Is the following equivalent to the axiom of choice?
Let $A = \{a_i: i \in I\}$ be a collection of pairwise-disjoint non-empty sets indexed by $I$. Similarly, let $B = \{b_i : i \in I \}$. Further assume that for every $i \in I$, $|a_i| = |b_i|$. Then $|\bigcup A| = |\bigcup B|$
I'm interested in this question because the proposition seems like one of the more intuitively obvious ways to state the axiom of choice, but I'm getting stuck on proving that it actually is one!
It's easy to see that the axiom of choice implies the proposition. The argument is essentially to choose a bijection between $a_i$ and $b_i$ for every element $i \in I$, and combine them to form a bijection. In trying to show the reverse implication, I'm stuck on the fact that we might have a bijection between $\bigcup A$ and $\bigcup B$ that mixes up the partitioning sets.

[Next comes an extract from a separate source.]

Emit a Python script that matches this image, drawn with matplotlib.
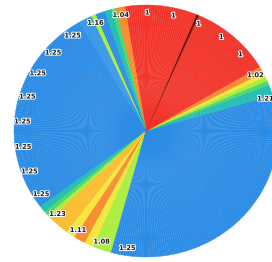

I've also heard of Russell Cardinals, and that it is is consistent with $ZF$ to assume that there exists a countable union of countable sets that is itself uncountable.
The answer is that we don't know how to prove that this is equivalent to the axiom of choice.

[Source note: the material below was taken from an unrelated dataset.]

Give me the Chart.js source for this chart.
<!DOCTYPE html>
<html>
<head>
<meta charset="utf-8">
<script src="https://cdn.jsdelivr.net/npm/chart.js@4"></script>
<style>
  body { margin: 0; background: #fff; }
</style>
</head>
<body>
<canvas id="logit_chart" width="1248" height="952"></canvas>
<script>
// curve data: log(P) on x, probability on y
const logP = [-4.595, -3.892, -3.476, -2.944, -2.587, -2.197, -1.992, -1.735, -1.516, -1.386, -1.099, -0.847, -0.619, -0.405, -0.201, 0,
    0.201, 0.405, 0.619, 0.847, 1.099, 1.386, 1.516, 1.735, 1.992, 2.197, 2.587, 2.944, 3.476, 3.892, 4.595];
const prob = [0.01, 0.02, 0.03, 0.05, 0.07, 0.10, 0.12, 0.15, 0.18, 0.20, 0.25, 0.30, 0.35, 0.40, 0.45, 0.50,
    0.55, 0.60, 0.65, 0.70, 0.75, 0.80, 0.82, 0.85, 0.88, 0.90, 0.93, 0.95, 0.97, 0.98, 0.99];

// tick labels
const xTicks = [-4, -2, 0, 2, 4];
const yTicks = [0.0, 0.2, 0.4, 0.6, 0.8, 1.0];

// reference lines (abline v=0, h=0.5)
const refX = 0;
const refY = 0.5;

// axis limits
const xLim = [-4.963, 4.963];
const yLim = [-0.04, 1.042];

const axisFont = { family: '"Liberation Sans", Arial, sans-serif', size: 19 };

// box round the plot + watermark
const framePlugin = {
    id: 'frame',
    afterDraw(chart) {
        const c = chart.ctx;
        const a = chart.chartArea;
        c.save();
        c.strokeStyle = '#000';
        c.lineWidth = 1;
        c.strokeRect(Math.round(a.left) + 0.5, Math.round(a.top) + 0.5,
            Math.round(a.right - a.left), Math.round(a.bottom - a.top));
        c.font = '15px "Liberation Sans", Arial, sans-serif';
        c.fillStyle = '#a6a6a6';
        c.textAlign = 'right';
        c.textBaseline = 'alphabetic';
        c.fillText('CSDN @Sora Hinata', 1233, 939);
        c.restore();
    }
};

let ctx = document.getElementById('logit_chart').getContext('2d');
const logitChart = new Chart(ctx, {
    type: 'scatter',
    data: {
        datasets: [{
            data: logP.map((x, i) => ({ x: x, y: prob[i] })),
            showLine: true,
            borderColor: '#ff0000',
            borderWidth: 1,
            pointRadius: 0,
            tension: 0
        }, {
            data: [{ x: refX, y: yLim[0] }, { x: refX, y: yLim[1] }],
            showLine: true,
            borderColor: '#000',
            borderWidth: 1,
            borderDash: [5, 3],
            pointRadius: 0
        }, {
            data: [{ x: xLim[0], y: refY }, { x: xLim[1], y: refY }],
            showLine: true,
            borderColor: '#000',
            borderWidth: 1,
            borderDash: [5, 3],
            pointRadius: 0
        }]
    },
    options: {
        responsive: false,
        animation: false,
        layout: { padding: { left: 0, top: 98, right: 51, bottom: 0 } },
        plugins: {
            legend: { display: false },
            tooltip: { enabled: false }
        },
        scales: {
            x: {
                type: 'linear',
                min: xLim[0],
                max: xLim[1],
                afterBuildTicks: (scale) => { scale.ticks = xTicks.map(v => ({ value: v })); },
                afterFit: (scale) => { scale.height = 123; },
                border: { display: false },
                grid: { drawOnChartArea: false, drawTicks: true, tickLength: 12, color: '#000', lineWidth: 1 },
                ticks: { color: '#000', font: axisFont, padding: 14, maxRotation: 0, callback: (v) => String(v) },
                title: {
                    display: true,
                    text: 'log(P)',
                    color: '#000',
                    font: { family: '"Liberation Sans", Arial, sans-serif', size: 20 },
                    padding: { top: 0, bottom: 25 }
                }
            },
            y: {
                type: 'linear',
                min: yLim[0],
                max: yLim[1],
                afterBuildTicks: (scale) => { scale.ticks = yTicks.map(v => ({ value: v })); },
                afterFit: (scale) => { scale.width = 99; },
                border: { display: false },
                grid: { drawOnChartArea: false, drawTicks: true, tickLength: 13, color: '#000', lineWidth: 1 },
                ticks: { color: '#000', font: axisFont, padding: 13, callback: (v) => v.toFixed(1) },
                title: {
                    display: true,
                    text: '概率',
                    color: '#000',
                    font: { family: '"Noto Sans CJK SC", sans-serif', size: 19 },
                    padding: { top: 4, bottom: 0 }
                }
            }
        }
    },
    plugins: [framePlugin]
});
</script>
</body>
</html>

In the above paper the author shows that this principle (which he names $\sf FB$) implies the partition principle (if there is a surjection from $A$ onto $B$, then there is an injection from $B$ into $A$). The question whether or not the partition principle implies the axiom of choice is open.
You can also find this principle in Gregory Moore's book about the axiom of choice. This is principle 1.4.12, and it is indicated to be open whether or not it is equivalent to the axiom of choice. However, it is also indicated that in conjunction with the following principle, we can prove the axiom of choice:
"If every member of an infinite set $A$ has the same cardinality of $A$ then $\bigcup A$ has the same cardinality as $A$."
So all in all, this question is another open question from the list of "very easy to formulate, very difficult to prove equivalent to the axiom of choice".